Later I read that the number is now 29. There may be even more by now. And by golly, that is an epidemic.

Baseball players also get into trouble in the middle of the night. But lately football players seem to be cornering the market on late-night arrests.

They aren’t getting busted for double-parking. It is murder that heads the list.

Money has a lot to do with it. The NFL owners are billionaires and the players are millionaires.

I don’t know how much regard the owners have for their money, but many — not all — of the players are like children who are turned loose in a candy store.

The way they spend money is a form of insanity. Why, for example, does Joe Haden, one of the Browns’ best players, have five or six luxury cars? Does it make any sense? Does he need them, or is it pure ostentation?

When Clay Matthews played for the Browns, he drove the same old Ford Mustang for years.
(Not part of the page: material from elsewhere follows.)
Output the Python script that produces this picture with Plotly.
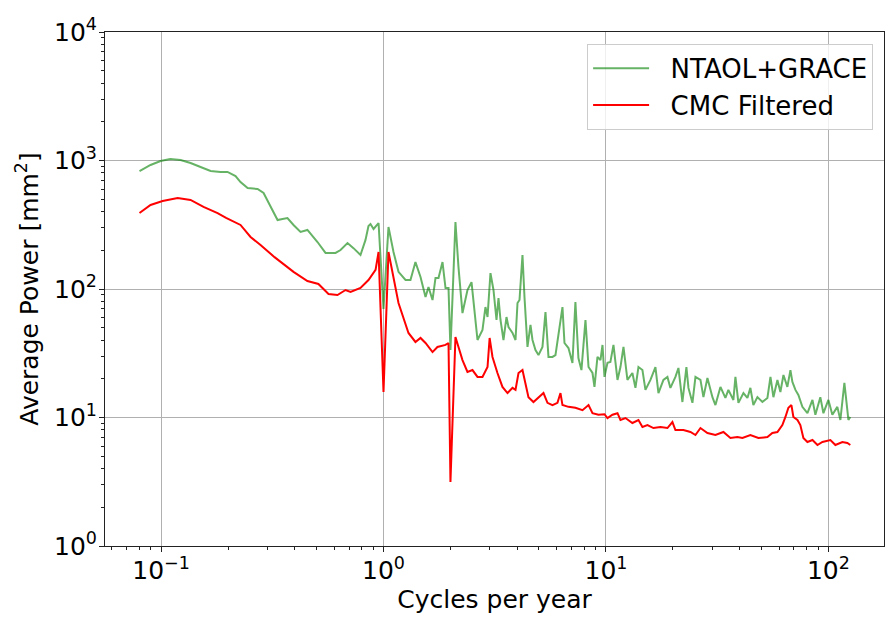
import plotly.graph_objects as go

# NTAOL+GRACE (green)
green_freq = [0.080, 0.0897, 0.0995, 0.110, 0.1224, 0.1357, 0.1505, 0.167, 0.185, 0.199,
              0.2162, 0.2276, 0.245, 0.2716, 0.289, 0.3105, 0.334, 0.3516, 0.370, 0.394,
              0.4236, 0.455, 0.4797, 0.505, 0.5487, 0.6085, 0.641, 0.689, 0.733, 0.788,
              0.830, 0.856, 0.874, 0.902, 0.950, 1.0, 1.053, 1.109, 1.168, 1.256, 1.322,
              1.392, 1.467, 1.545, 1.593, 1.661, 1.713, 1.767, 1.842, 1.900, 1.960,
              2.0, 2.106, 2.173, 2.265, 2.385, 2.487, 2.538, 2.646, 2.786, 2.873,
              2.935, 3.026, 3.122, 3.221, 3.288, 3.357, 3.462, 3.572, 3.647, 3.801,
              3.921, 4.003, 4.087, 4.215, 4.303, 4.439, 4.579, 4.675, 4.822, 4.974,
              5.184, 5.348, 5.516, 5.749, 5.930, 6.180, 6.376, 6.51, 6.785, 7.07,
              7.29, 7.52, 7.76, 8.09, 8.35, 8.70, 8.88, 9.16, 9.45, 9.65,
              9.85, 10.16, 10.47, 10.81, 11.27, 11.62, 11.99, 12.49, 13.15, 13.57,
              14.0, 14.59, 15.05, 15.85, 16.69, 17.22, 18.13, 18.90, 19.49, 20.53,
              21.18, 22.07, 23.0, 23.49, 24.48, 25.26, 26.6, 27.43, 28.59, 30.11,
              31.06, 32.71, 34.44, 35.52, 37.41, 38.2, 39.4, 41.5, 43.25, 44.6,
              46.0, 47.97, 50.5, 53.2, 54.9, 56.6, 59.0, 60.85, 62.8, 65.4,
              67.5, 68.9, 71.1, 73.3, 76.4, 80.5, 84.8, 87.4, 92.0, 95.0,
              100.0, 104.2, 109.7, 113.2, 118.0, 121.7, 123.0, 125.5]
green_power = [828, 923, 991, 1027, 1009, 956, 890, 828, 814, 814,
               757, 680, 611, 600, 559, 443, 344, 351, 357, 315,
               278, 288, 258, 232, 191, 191, 201, 228, 208, 184,
               241, 309, 320, 293, 326, 70, 304, 194, 136, 117.5, 117.5,
               162, 124, 86.6, 103.7, 82.1, 122, 122, 162, 101.8, 101.8,
               33.5, 332, 148, 65.0, 98.2, 113, 82.1, 40.1, 48.0, 72.4,
               60.5, 133, 98.2, 57.4, 85.1, 57.4, 40.1, 60.5, 50.6, 45.5,
               40.1, 77.8, 82.1, 184, 86.6, 35.4, 52.5, 40.1, 33.5, 30.6,
               35.4, 66.2, 29.6, 29.6, 30.6, 49.7, 72.4, 38.0, 34.7, 26.6,
               79.2, 29.0, 23.4, 57.4, 24.7, 22.2, 17.3, 29.6, 28.0, 36.7,
               20.7, 26.6, 27.0, 36.7, 19.6, 24.7, 35.4, 19.6, 22.2, 17.0,
               24.7, 23.4, 16.4, 19.6, 24.7, 15.5, 19.6, 20.7, 17.0, 20.7,
               24.3, 13.2, 24.7, 17.0, 13.0, 20.7, 19.6, 14.4, 20.3, 14.4,
               12.5, 17.3, 14.2, 16.4, 13.7, 20.7, 13.0, 15.5, 14.2, 17.0,
               12.5, 14.4, 13.2, 14.2, 20.7, 14.4, 19.6, 15.8, 21.4, 17.3,
               23.4, 18.9, 16.4, 15.0, 12.1, 10.8, 13.7, 10.5, 14.4, 10.8,
               13.7, 10.5, 12.1, 9.56, 18.6, 11.4, 9.56, 10.1]

# CMC Filtered (red)
red_freq = [0.080, 0.0897, 0.1016, 0.1187, 0.1357, 0.1552, 0.1795, 0.196, 0.2276, 0.2525,
            0.280, 0.3237, 0.394, 0.455, 0.510, 0.566, 0.621, 0.675, 0.711, 0.788,
            0.856, 0.921, 0.950, 1.0, 1.053,
            1.109, 1.168, 1.295, 1.392, 1.467, 1.545, 1.661, 1.748, 1.900, 1.960,
            2.0, 2.106, 2.265, 2.385, 2.512, 2.646, 2.786, 2.935, 3.0, 3.09,
            3.253, 3.426, 3.609, 3.801, 3.921, 4.045, 4.215, 4.347, 4.484, 4.722,
            4.974, 5.239, 5.46, 5.749, 6.054, 6.246, 6.376, 6.785, 7.29, 7.844,
            8.35, 8.70, 9.254, 9.85, 10.16, 10.70, 11.27, 11.62, 12.24, 13.15,
            14.0, 14.59, 15.37, 16.35, 17.58, 18.90, 19.9, 20.53, 22.3, 23.98,
            25.26, 26.6, 28.59, 31.06, 33.74, 36.27, 39.0, 41.07, 44.6, 48.46,
            53.2, 56.0, 59.0, 62.1, 64.1, 66.1, 68.2, 69.6, 72.6, 74.8,
            77.2, 80.5, 84.8, 89.3, 94.0, 102.1, 107.5, 115.6, 121.7, 125.5]
red_power = [390, 451, 484, 511, 493, 435, 390, 357, 315, 254,
             220, 177, 136, 115.4, 109.4, 91.4, 89.8, 98.2, 94.8, 101.8,
             117.5, 141, 194, 15.8, 194,
             124, 77.8, 45.5, 38.7, 41.6, 38.0, 32.3, 35.4, 36.7, 38.0,
             3.15, 42.3, 28.0, 22.6, 23.4, 20.7, 20.7, 24.7, 41.6, 29.6,
             22.2, 17.3, 15.5, 17.0, 16.4, 22.2, 23.4, 18.6, 14.4, 13.2,
             14.4, 15.5, 13.0, 12.5, 13.0, 15.5, 12.5, 12.1, 11.9, 11.4,
             12.5, 10.8, 10.5, 10.6, 9.9, 10.5, 10.8, 9.56, 9.9, 9.06,
             9.56, 8.44, 8.74, 8.28, 8.44, 8.28, 9.22, 7.99, 7.99, 7.71,
             7.31, 8.28, 7.58, 7.31, 7.71, 6.92, 7.05, 6.92, 7.31, 6.92,
             7.05, 7.58, 7.71, 8.74, 10.1, 11.9, 12.5, 10.1, 9.56, 8.74,
             6.92, 6.45, 6.68, 6.11, 6.45, 6.68, 6.11, 6.45, 6.33, 6.11]

x_tickvals = [0.1, 1, 10, 100]
x_ticktext = ["10<sup>−1</sup>", "10<sup>0</sup>", "10<sup>1</sup>", "10<sup>2</sup>"]
y_tickvals = [1, 10, 100, 1000, 10000]
y_ticktext = ["10<sup>0</sup>", "10<sup>1</sup>", "10<sup>2</sup>", "10<sup>3</sup>", "10<sup>4</sup>"]

x_minor = [m * 10.0 ** e for e in (-2, -1, 0, 1, 2) for m in range(2, 10)]
y_minor = [m * 10.0 ** e for e in (0, 1, 2, 3) for m in range(2, 10)]

FONT = "DejaVu Sans"
FS = 25
GAP = "\u00a0\u00a0"

fig = go.Figure()
fig.add_trace(go.Scatter(x=green_freq, y=green_power, mode="lines",
                         name=GAP + "NTAOL+GRACE",
                         line=dict(color="rgba(0,128,0,0.6)", width=2)))
fig.add_trace(go.Scatter(x=red_freq, y=red_power, mode="lines",
                         name=GAP + "CMC Filtered",
                         line=dict(color="#ff0000", width=2)))

axis_common = dict(
    type="log", showgrid=True, gridcolor="#b0b0b0", gridwidth=1,
    showline=True, linecolor="#222222", linewidth=1, mirror=True,
    ticks="outside", ticklen=5, tickcolor="#222222",
    zeroline=False, ticklabelstandoff=-3,
    tickfont=dict(family=FONT, size=FS, color="black"),
)

fig.update_xaxes(**axis_common, range=[-1.252, 2.250],
                 tickmode="array", tickvals=x_tickvals, ticktext=x_ticktext,
                 minor=dict(tickmode="array", tickvals=x_minor, ticks="outside",
                            ticklen=3, tickcolor="#222222", showgrid=False),
                 title=dict(text="Cycles per year", font=dict(family=FONT, size=FS, color="black"), standoff=2))
fig.update_yaxes(**axis_common, range=[0, 4],
                 tickmode="array", tickvals=y_tickvals, ticktext=y_ticktext,
                 minor=dict(tickmode="array", tickvals=y_minor, ticks="outside",
                            ticklen=3, tickcolor="#222222", showgrid=False),
                 title=dict(text="Average Power [mm<sup>2</sup>]", font=dict(family=FONT, size=FS, color="black"), standoff=8))

fig.update_layout(
    width=890, height=624,
    margin=dict(l=105, r=6, t=32, b=78),
    plot_bgcolor="white", paper_bgcolor="white",
    font=dict(family=FONT, color="black"),
    legend=dict(x=0.986, y=0.977, xanchor="right", yanchor="top",
                bgcolor="rgba(255,255,255,0.8)", bordercolor="#cccccc", borderwidth=1,
                itemwidth=56, tracegroupgap=4,
                font=dict(family=FONT, size=26, color="black")),
    showlegend=True,
)

fig.write_html("out.html")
For all I know he may still be driving it.

Can you imagine Otto Graham, the greatest quarterback of all time, who won 10 championships for the Browns in 10 years, owning six cars? Or staying out until 3 a.m.?

By the way, when today’s heroes are out until all hours of the night, they are not playing pinochle. There is booze involved.

And, of course, disputes over women, as in who said what to whom, who was insulted by the remark, and why the conversation evolved into gunfire, as in the case of Aaron Hernandez, the former New England Patriot who is now unemployed and facing murder charges.

I hope he saved some of that $12.5 million signing bonus he got. He will need it.

The players (and the owners) may not be so smart, but the lawyers are, and they will end up with a fistful of those dollars.